Refining the Process of Digitizing Vinyl Records
In October, your author discussed the process of digitizing vinyl records for the creation of a digital audio library. Since that time, the process has been performed on around 40 disks and a number of refinements have been made. This article discusses what has been learned in that time.
One part of the digitizing process that has proven to work well involved treating one side of the original media as a single chunk of data. Many of the processing steps can be performed on these large data chunks before splitting up the individual tracks.

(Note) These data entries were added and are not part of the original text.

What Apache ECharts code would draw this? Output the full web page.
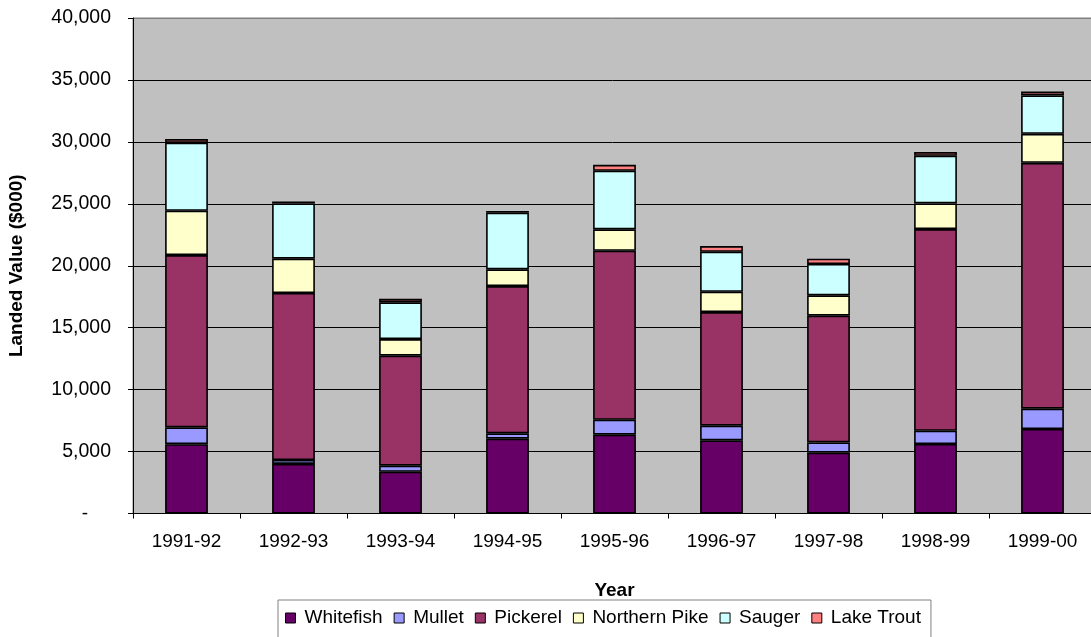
<!DOCTYPE html>
<html>
<head>
<meta charset="utf-8">
<script src="https://cdn.jsdelivr.net/npm/echarts@6/dist/echarts.min.js"></script>
<style>
html,body{margin:0;padding:0;background:#fff;}
#chart{width:1091px;height:637px;}
</style>
</head>
<body>
<div id="chart"></div>
<script>
var categories = ['1991-92','1992-93','1993-94','1994-95','1995-96','1996-97','1997-98','1998-99','1999-00'];
var whitefish    = [5600, 4000, 3370, 6040, 6360, 5910, 4910, 5610, 6820];
var mullet       = [1360, 320, 490, 430, 1210, 1180, 830, 1070, 1640];
var pickerel     = [13900, 13480, 8880, 11890, 13640, 9170, 10230, 16280, 19850];
var northernPike = [3580, 2770, 1340, 1350, 1730, 1640, 1640, 2070, 2340];
var sauger       = [5490, 4460, 2970, 4570, 4730, 3230, 2530, 3850, 3100];
var lakeTrout    = [300, 150, 280, 130, 480, 460, 430, 300, 310];

var seriesNames = ['Whitefish','Mullet','Pickerel','Northern Pike','Sauger','Lake Trout'];
var seriesData = [whitefish, mullet, pickerel, northernPike, sauger, lakeTrout];
var colors = ['#660066','#9999FF','#993366','#FFFFCC','#CCFFFF','#FF8080'];

var FONT = '"Liberation Sans", Arial, sans-serif';

var chart = echarts.init(document.getElementById('chart'), null, {renderer:'canvas'});

var series = seriesNames.map(function(n, i){
  return {
    name: n,
    type: 'bar',
    stack: 'total',
    barWidth: '40%',
    data: seriesData[i],
    itemStyle: { color: colors[i], borderColor: '#000', borderWidth: 1.6 },
    emphasis: { disabled: true }
  };
});

var splitColors = ['#000','#000','#000','#000','#000','#000','#000','#000','#808080'];

chart.setOption({
  animation: false,
  color: colors,
  textStyle: { fontFamily: FONT },
  grid: {
    left: 133, top: 18, width: 963, height: 495.5,
    containLabel: false,
    outerBoundsMode: 'none',
    show: true, backgroundColor: '#C0C0C0', borderColor: '#808080', borderWidth: 1
  },
  legend: {
    left: 278, top: 600,
    padding: [8, 10, 20, 7],
    borderColor: '#808080', borderWidth: 1,
    itemWidth: 10, itemHeight: 10, itemGap: 11,
    icon: 'rect',
    itemStyle: { borderColor: '#000', borderWidth: 1 },
    textStyle: { fontSize: 19, color: '#000', fontFamily: FONT, lineHeight: 20, padding: [0, 0, 0, 4] },
    data: seriesNames
  },
  xAxis: {
    type: 'category',
    data: categories,
    name: 'Year',
    nameLocation: 'middle',
    nameGap: 68,
    nameTextStyle: { fontSize: 19, fontWeight: 'bold', color: '#000', fontFamily: FONT },
    axisLine: { lineStyle: { color: '#000', width: 1 } },
    axisTick: { show: true, length: 5, inside: false, lineStyle: { color: '#000' } },
    axisLabel: { fontSize: 19, color: '#000', margin: 19, fontFamily: FONT, interval: 0 }
  },
  yAxis: {
    type: 'value',
    min: 0, max: 40000, interval: 5000,
    name: 'Landed Value ($000)',
    nameLocation: 'middle',
    nameGap: 107,
    nameTextStyle: { fontSize: 19, fontWeight: 'bold', color: '#000', fontFamily: FONT },
    axisLine: { show: true, lineStyle: { color: '#000', width: 1 } },
    axisTick: { show: true, length: 5, inside: false, lineStyle: { color: '#000' } },
    axisLabel: {
      fontSize: 19.5, color: '#000', margin: 22, fontFamily: FONT,
      formatter: function(v){
        if (v === 0) return '{d|-}';
        return v.toString().replace(/\B(?=(\d{3})+(?!\d))/g, ',');
      },
      rich: { d: { fontSize: 19, color: '#000', padding: [0, 23, 0, 0], fontFamily: FONT } }
    },
    splitLine: { show: true, lineStyle: { color: splitColors, width: 1 } }
  },
  series: series
});
</script>
</body>
</html>
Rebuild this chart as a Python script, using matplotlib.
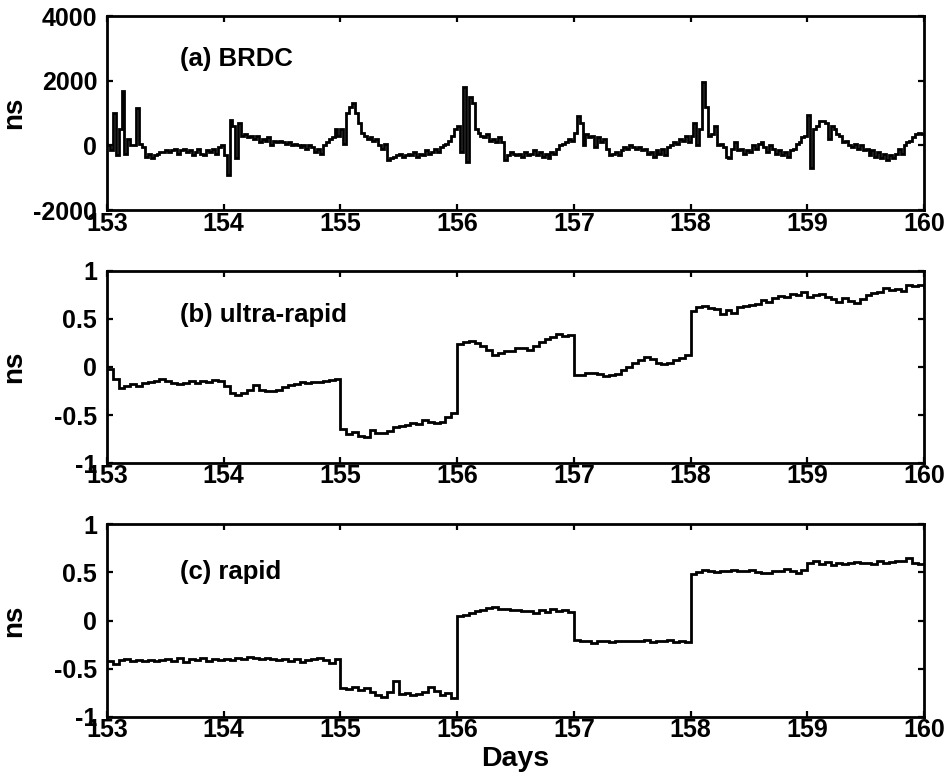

After making numerous recordings, it was discovered that a single record level, 93 on the inputs of the M-Audio Delta 44, consistently produced recordings with a useful volume range on the majority of the records that were copied. An interesting phenomenon was observed with some recordings that were recorded with too much gain. On loud passages, as the waveform reached the upper or lower limit (rails in electronic-speak), instead of just flattening out, a complete inversion of the wave would occur, resulting in harsh sounding rail-to-rail glitches. The source of the problem is open to speculation. If this should occur, it is best to make a new recording of the album side with a lower input level.
Having two machines handy has helped to optimize the audio processing work. One machine is dedicated to making the initial album side recordings. The sides are minimized in size by removing data before and after the recorded audio starts, and fade-ins and fade-outs are added to whole album side. The album sides are copied to another machine with a faster processor for further processing. The original copy is kept around as a backup until the side has been fully processed. After copying the recorded album side to the secondary machine, a new recording can be started on the recording machine.
The process of removing clicks and scratches from an album side has seen the most changes since the original article. This is a bit of a learned art. The first step now involves visually inspecting the waveform of the album side with Audacity. Often a few huge spikes will be visible on the recording. They can be removed by repeatedly selecting an area and zooming in until the zoom resolution shows individual samples as dots. The repair operation should be performed on all of the large clicks. Smaller clicks can often be found and removed by zooming into the quiet passages, an almost infinite amount of of hunting, zooming and repairing can be done.
Another good way to find clicks is to listen, pause, remove and move on. Most tracks can be cleaned up to a reasonable level without too much effort. Some albums can contain an incredible number of clicks while others can be nearly click-free. After the manual deglitching is done, the automated click removal step can be performed. This is now optional, but it can find additional clicks that are buried in busy waveforms.
After whatever amount of declicking seems reasonable, the audio is exported from Audacity as a .wav file. Before exiting Audacity, the Stereonorm script (available here) is run on the .wav file to bring the left and right channel levels up to 100% volume. If the normalization results look reasonable compared to the Audacity visual representation of the recording, Audacity is exited and restarted with the normalized recording. If the normalization numbers seem right compared to the visual wave representation, it is often possible to remove more offending large clicks, export again and rerun the normalization step. Although it may make audiophiles cringe, it may be beneficial to use the repair function to shave the level off on the peaks of loud percussive waveforms. Done sparingly, this can be used to fix balance problems encountered during the normaliztion step.
The version of Audacity that your author has been using, 1.3.4-beta on Ubuntu 8.04, has a few bugs that can cause crashes and the loss of time-consuming work. Occasionally after doing a lot of repairs, attempting to export a file as .wav produces a long stream of zero-length write errors. It is usually possible to recover from this by writing out the data in the Audacity native .aup format, exiting and restarting Audacity with the .aup file, and trying the .wav export again. On numerous occasions, adding a label track followed by doing more click repairs has caused Audacity to crash. It is advisable to perform the labeling step on a new instantiation of Audacity. Hopefully these bugs to disappear when the system gets updated to a newer version of Audacity.
After investing many hours into the creation of a large audio library (now up to around 200GB), it becomes critical to back up the data. Fortunately, the price of IDE disks has dropped as fast as the capacity has risen and hard drives can be treated as high capacity data cartridges. Backups can easily be done by adding a temporary SATA or USB drive to a system and running an efficient rsync operation to copy any new or changed data to the offline archive.